Sa famille n’avait-elle pas vu les terrifiantes images des camions militaires défilant dans la poétique Bergame pour évacuer les cadavres des morgues saturées ? N’avait-elle pas été le témoin impuissant du chagrin des vieillards bouclés dans leurs mouroirs, presque des abattoirs où l’on tue avec les armes de l’isolement et de la négligence ? N’avait-elle pas entendu ce témoignage poignant d’une mère dont la jeune fille autiste atteinte du Covid 19 n’avait pu être admise, sélection oblige, en soins intensifs ?

Ilana se mit à penser au programme Aktion T4 des nazis, dessein macabre qui avait exterminé entre 1939 et 1941 près de 80 000 handicapés physiques et mentaux…

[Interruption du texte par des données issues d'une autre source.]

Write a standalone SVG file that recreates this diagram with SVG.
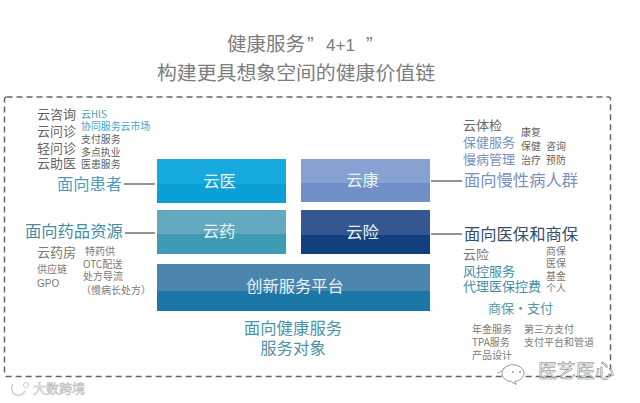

La maltraitance envers les aînés ? Leur relégation hors du monde où chaque minute est dédiée à la croissance, pour en tirer profit ou pour ne pas tomber du radeau. Qu’il est loin le temps d’autrefois où il était impensable de mettre au placard les ancêtres qui ont tant de choses à transmettre, d’être attendri par un geste gauche, par un moment imprévu de coquetterie, par une mimique qui remonte à l’aube de l’humanité.

Ilana pourrait…

S’enfermer dans son bureau et se mettre à écrire sur ces sujets que la gestion du Covid 19 va pousser un cran plus loin encore ?

Oui, elle pourrait…

Mais elle se souvint. De sa jeunesse. De ces années où elle fut infirmière. L’acmé du dégoût pour son métier de soignante ? La répugnance qu’elle avait éprouvée pour les vieux lorsqu’elle travaillait en service de gériatrie. Là où les odeurs de soupe se mélangeaient à celles des excréments avec une inégalable pestilence. Là où il fallait en vain nettoyer de la bave fétide sur des visages qui n’absorbaient plus les parfums du savon. Là où tout puait de la plus laide des démissions. Là où on s’accrochait, se cramponnait, se plaignait avec des voix si faibles que seuls parvenaient des relents d’haleines nauséabondes.

Une nuit d’insomnie plus tard, Ilana avait pris sa décision.

Elle sortit ses premiers diplômes d’une boîte où ils avaient été enfouis il y avait près de trente ans. Infirmière diplômée, elle se mettrait au service des plus atteints par la maladie, des plus abandonnés par la société.

Elle bouclerait ainsi la boucle de son existence. Le monde était en flamme mais tout serait désormais possible.